I am currently working with the Fluidigm qRT-PCR data. There are 3 plates with total of 288 genes combined into one file (264 target genes + 8 * 3 (triplicate)= 24 Reference genes) with each plate consists of 96 genes (88 Target genes + 8 Reference genes) in one file. In summary, I have approximately 264 target genes and 8 * 3 = 24 reference genes in around 45 samples.
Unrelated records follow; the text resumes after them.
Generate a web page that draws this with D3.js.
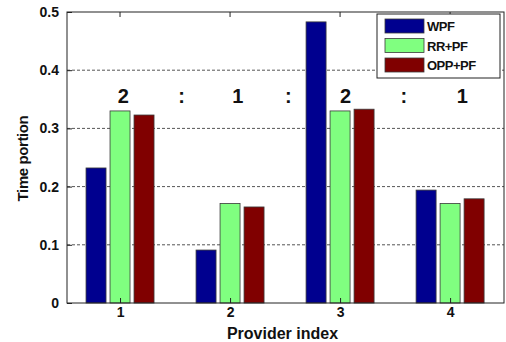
<!DOCTYPE html>
<html><head><meta charset="utf-8">
<script src="https://cdn.jsdelivr.net/npm/d3@7"></script>
<style>body{margin:0;background:#fff}svg{display:block}text{font-family:"Liberation Sans",Arial,sans-serif}</style>
</head><body>
<script>
const categories = ["1","2","3","4"];
const seriesNames = ["WPF","RR+PF","OPP+PF"];
const wpf = [0.232, 0.091, 0.483, 0.194];
const rrpf = [0.330, 0.171, 0.330, 0.171];
const opppf = [0.323, 0.165, 0.333, 0.179];
const colors = ["#00008F","#80FF80","#800000"];
const yTicks = [0, 0.1, 0.2, 0.3, 0.4, 0.5];
const ratioLabels = ["2",":","1",":","2",":","1"];

const W = 506, H = 342;
const m = {left:67, right:2, top:12, bottom:39};
const svg = d3.select("body").append("svg").attr("width",W).attr("height",H);
const pw = W - m.left - m.right, ph = H - m.top - m.bottom;
const g = svg.append("g").attr("transform",`translate(${m.left},${m.top})`);

const x = d3.scaleLinear().domain([0.518, 4.49]).range([0, pw]);
const y = d3.scaleLinear().domain([0, 0.5]).range([ph, 0]);

// grid
g.selectAll(".grid").data(yTicks.filter(d=>d>0 && d<0.5)).join("line")
  .attr("x1",0).attr("x2",pw).attr("y1",d=>y(d)).attr("y2",d=>y(d))
  .attr("stroke","#555").attr("stroke-width",1).attr("stroke-dasharray","3,2");

const series = [wpf, rrpf, opppf];
const barW = 20, step = 24;
series.forEach((vals, si) => {
  g.selectAll(".b"+si).data(vals).join("rect")
    .attr("x",(d,i)=>x(i+1) + (si-1)*step - barW/2)
    .attr("y",d=>y(d)).attr("width",barW).attr("height",d=>y(0)-y(d))
    .attr("fill",colors[si]).attr("stroke","#3a3a3a").attr("stroke-width",0.8);
});

// axes box
g.append("rect").attr("x",0).attr("y",0).attr("width",pw).attr("height",ph)
  .attr("fill","none").attr("stroke","#222").attr("stroke-width",1);

const yAxis = g.append("g").call(d3.axisLeft(y).tickValues(yTicks).tickSize(-5).tickPadding(8).tickFormat(d=>d===0?"0":d3.format(".1f")(d)));
yAxis.select(".domain").remove();
yAxis.selectAll("text").attr("font-size",14).attr("font-weight","bold").attr("fill","#111");
yAxis.selectAll("line").attr("stroke","#222");

const xAxis = g.append("g").attr("transform",`translate(0,${ph})`)
  .call(d3.axisBottom(x).tickValues([1,2,3,4]).tickSize(-5).tickPadding(4).tickFormat(d=>categories[d-1]));
xAxis.select(".domain").remove();
xAxis.selectAll("text").attr("font-size",14).attr("font-weight","bold").attr("fill","#111");
xAxis.selectAll("line").attr("stroke","#222");

// top ticks
g.selectAll(".tt").data([1,2,3,4]).join("line")
  .attr("x1",d=>x(d)).attr("x2",d=>x(d)).attr("y1",0).attr("y2",5).attr("stroke","#222");

// ratio labels
const ratioX = [1.03, 1.56, 2.07, 2.53, 3.05, 3.58, 4.11];
g.selectAll(".ratio").data(ratioLabels).join("text")
  .attr("x",(d,i)=>x(ratioX[i])).attr("y",y(0.344))
  .attr("text-anchor","middle").attr("font-size",20).attr("font-weight","bold").attr("fill","#111")
  .text(d=>d);

// axis labels
svg.append("text").attr("x", m.left + pw/2 - 3).attr("y", 339).attr("text-anchor","middle")
  .attr("font-size",16).attr("font-weight","bold").attr("fill","#111").text("Provider index");
svg.append("text").attr("transform",`translate(28,${m.top+ph/2 + 1}) rotate(-90)`).attr("text-anchor","middle")
  .attr("font-size",15).attr("font-weight","bold").attr("fill","#111").attr("letter-spacing",-0.4).text("Time portion");

// legend
const lg = svg.append("g").attr("transform","translate(377,14)");
lg.append("rect").attr("width",123).attr("height",64).attr("fill","#fff").attr("stroke","#222");
seriesNames.forEach((n,i)=>{
  lg.append("rect").attr("x",8).attr("y",5+i*19.5).attr("width",39).attr("height",14)
    .attr("fill",colors[i]).attr("stroke","#3a3a3a").attr("stroke-width",0.8);
  lg.append("text").attr("x",50).attr("y",17+i*19.5).attr("font-size",13).attr("font-weight","bold")
    .attr("fill","#111").attr("letter-spacing",-0.5).text(n);
});
</script>
</body></html>
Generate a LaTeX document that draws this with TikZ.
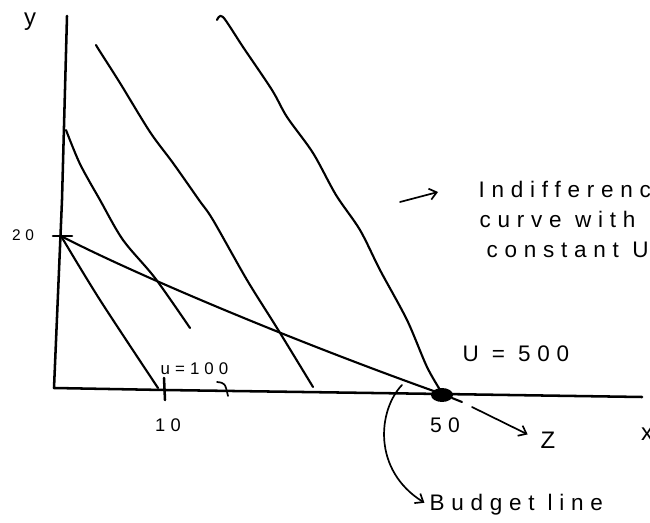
\documentclass[tikz,border=0pt]{standalone}
\usepackage{fontspec}
\setmainfont{Liberation Sans}
\newfontfamily\handfont{Liberation Sans}[LetterSpace=30]
\newcommand\handsz[1]{\handfont\fontsize{#1}{#1}\selectfont}
\usetikzlibrary{arrows.meta}

\begin{document}
\begin{tikzpicture}[
    x=0.025cm, y=-0.025cm,
    axis/.style={line width=1.8pt, line cap=round, line join=round},
    curve/.style={line width=1.5pt, line cap=round, line join=round},
    pointer/.style={line width=1.2pt, line cap=round, -{Straight Barb[length=5pt, width=8pt]}},
    label/.style={inner sep=1pt}
  ]
  \useasboundingbox (0,0) rectangle (650,523);
  \clip (0,0) rectangle (650,523);

  % axes
  \draw[axis] (67,16) -- (62,200) -- (54,388) -- (164,390) -- (442,394) -- (642,397);
  \node[label, font=\handsz{17}] (ylbl) at (30,22) {y};
  \node[label, font=\handsz{17}] (xlbl) at (647,434) {x};

  % ticks
  \draw[axis] (53,236) -- (72,236);
  \node[label, font=\handsz{11}] (lbl20) at (23,235) {20};
  \draw[axis] (164,378) -- (165,400);
  \node[label, font=\handsz{13}] (lbl10) at (168,425) {10};
  \node[label, font=\handsz{15}] (lbl50) at (445,425) {50};

  % budget line
  \draw[curve] (61,236) .. controls (130,272) and (290,340) .. (442,394);
  \fill (442,395) ellipse [x radius=11, y radius=7];
  \draw[curve] (452,398) -- (462,402);

  % indifference curves
  \draw[curve] plot[smooth] coordinates {(61,236) (100,300) (158,388)};
  \draw[curve] plot[smooth] coordinates {(66,130) (80,164) (100,200) (123,240) (155,278) (190,328)};
  \draw[curve] plot[smooth] coordinates {(96,45) (99,50) (120,83) (150,132) (173,163) (199,200)
    (213,220) (247,280) (277,328) (313,387)};
  \draw[curve] plot[smooth] coordinates {(217,20) (223,17) (243,47) (272,90) (287,117) (313,153)
    (336,195) (360,230) (380,270) (407,320) (427,367) (442,393)};

  % U = 100
  \node[label, font=\handsz{12}, anchor=west] (u100) at (159,369) {u=100};
  \draw[curve, line width=1.2pt] (217,382) .. controls (225,383) .. (228,396);

  % U = 500
  \node[label, font=\handsz{16}, anchor=west] (u500) at (461,354) {U = 500};

  % note
  \node[label, font=\handsz{16}, anchor=base west] (note1) at (477,198) {Indifference};
  \node[label, font=\handsz{16}, anchor=base west] (note2) at (478,228) {curve\hspace{0.6em}with};
  \node[label, font=\handsz{16}, anchor=base west] (note3) at (485,258) {constant\hspace{0.6em}U};
  \coordinate (notetail) at (400,202);
  \coordinate (notehead) at (438,192);
  \draw[pointer] (notetail) -- (notehead);

  % z
  \node[label, font=\handsz{17}] (zlbl) at (548,440) {Z};
  \coordinate (ztail) at (472,407);
  \draw[pointer, shorten >=9pt] (ztail) -- (zlbl.west);

  % budget label
  \node[label, font=\handsz{16}, anchor=west] (budget) at (428,505) {Budget line};
  \coordinate (btail) at (402,385);
  \draw[pointer, shorten >=3pt] (btail) .. controls (378,410) and (372,470) .. (budget.west);
\end{tikzpicture}
\end{document}
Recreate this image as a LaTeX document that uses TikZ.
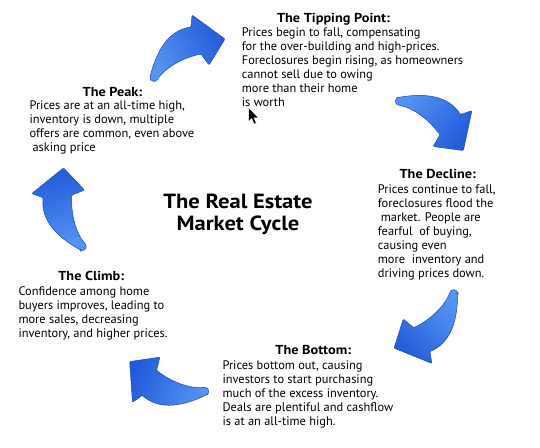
\documentclass[tikz,border=0pt]{standalone}
\usepackage{fontspec}
\setmainfont{PT Sans}
\newfontfamily\titlefont{PT Sans}[FakeStretch=1.1]
\definecolor{arrowlight}{RGB}{84,148,242}
\definecolor{arrowdark}{RGB}{34,92,218}
\definecolor{arrowedge}{RGB}{28,72,190}
\tikzset{
  bluearrow/.style={draw=arrowedge, line width=0.5pt, left color=arrowlight, right color=arrowdark, rounded corners=1pt},
  bodytext/.style={anchor=north west, align=left, inner sep=0pt, font=\fontsize{12.4}{14}\selectfont},
  titletext/.style={anchor=base, inner sep=0pt, font=\fontsize{13}{14}\selectfont\titlefont\bfseries},
}
% #1 centre, #2 rotation; shading angle = 119.7 + rotation
\newcommand\mycurvedarrow[2]{%
  \begin{scope}[shift={#1}, rotate=#2]
    \pgfmathsetmacro\myshadeangle{119.7+#2}
    \path[bluearrow, shading angle=\myshadeangle] (-39,17.5) .. controls (-31,-14.5) and (-17,-29.5) .. (2,-32.5)
      -- (3,-44.5) -- (36,-20.5) -- (20,5.5) -- (12,-5.5)
      .. controls (-7,-1.5) and (-24,8.5) .. (-32,20.5)
      .. controls (-35,23) and (-39,21) .. cycle;
  \end{scope}}
\begin{document}
\begin{tikzpicture}[x=1pt, y=-1pt]
\path[use as bounding box, fill=white] (0,0) rectangle (540,447);

\mycurvedarrow{(189,59.5)}{0}
\mycurvedarrow{(430,126)}{-66}
\mycurvedarrow{(424,319.5)}{-166}
\mycurvedarrow{(168.5,376)}{130}
\mycurvedarrow{(74,208)}{75}

\node[anchor=north, align=center, inner sep=0pt, font=\fontsize{20.5}{22.4}\selectfont\titlefont\bfseries] (center) at (238,192.6) {\strut The Real Estate\\Market Cycle};

\node[titletext] (tiptitle) at (333.5,22.7) {The Tipping Point:};
\node[bodytext] (tipbody) at (241.7,26.9) {\strut Prices begin to fall, compensating\\for the over-building and high-prices.\\Foreclosures begin rising, as homeowners\\cannot sell due to owing\\more than their home\\is worth};

\node[titletext] (peaktitle) at (112.5,96) {The Peak:};
\node[bodytext] (peakbody) at (29.3,99.5) {\strut Prices are at an all-time high,\\inventory is down, multiple\\offers are common, even above\\\hspace*{3pt}asking price};

\node[titletext] (decltitle) at (437.8,178.3) {The Decline:};
\node[bodytext] (declbody) at (377.7,183.5) {\strut Prices continue to fall,\\foreclosures flood the\\\hspace*{3pt}market. People are\\fearful\ \ of buying,\\causing even\\more\ \ inventory and\\driving prices down.};

\node[titletext] (climbtitle) at (91.3,280) {The Climb:};
\node[bodytext] (climbbody) at (18.3,285.2) {\strut Confidence among home\\buyers improves, leading to\\more sales, decreasing\\inventory, and higher prices.};

\node[titletext] (bottitle) at (313.3,354) {The Bottom:};
\node[bodytext] (botbody) at (222.3,359.2) {\strut Prices bottom out, causing\\investors to start purchasing\\much of the excess inventory.\\Deals are plentiful and cashflow\\is at an all-time high.};

\fill[black, draw=white, line width=0.5pt, line join=miter] (248.5,107.5) -- (248.5,121.5) -- (251.7,118.6) -- (254.2,124.2) -- (256.4,123.2) -- (254,117.8) -- (258.4,117.8) -- cycle;
\end{tikzpicture}
\end{document}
Each of the samples are technically replicates.
I want to know if the methodology followed below is correct during the data analysis?
A. Handling multiple reference/housekeeping genes
Since, I have 8 reference genes in triplicate in each sample in a combined file, I created a data file with these reference genes across all samples,
- Average of on-chip reference genes at the each sample level (Arithmetic mean of 8 * 3 Reference genes leading to 8 * 1 Reference gene for each sample)
- Identify most stable reference genes for instance (top 4 ) using appropriate In-Silico approaches (geNorm, NormFinder, Bestkeeper etc) based on the M-value
- Create a Psuedogene by calculating the geometric mean of top 4 stable reference gene across samples
B. After this, 1. Create a new data file, average (arithmetic mean) technical replicates across all samples for remaining genes i.e with all the 264 target genes + psuedogene (geometric mean of top 4 reference gene)
Detector Target Gene 1 Target Gene 2 . . . PsuedoGene
- Calculate △Ct (Difference between the Target gene and reference gene (i.e psuedogene))
- Calculate △△Ct (Difference between the sample and average of control samples)
- Calculate 2^(-△△Ct) to evaluate fold gene expression levels
Please let me know if the above analysis methodology looks fine?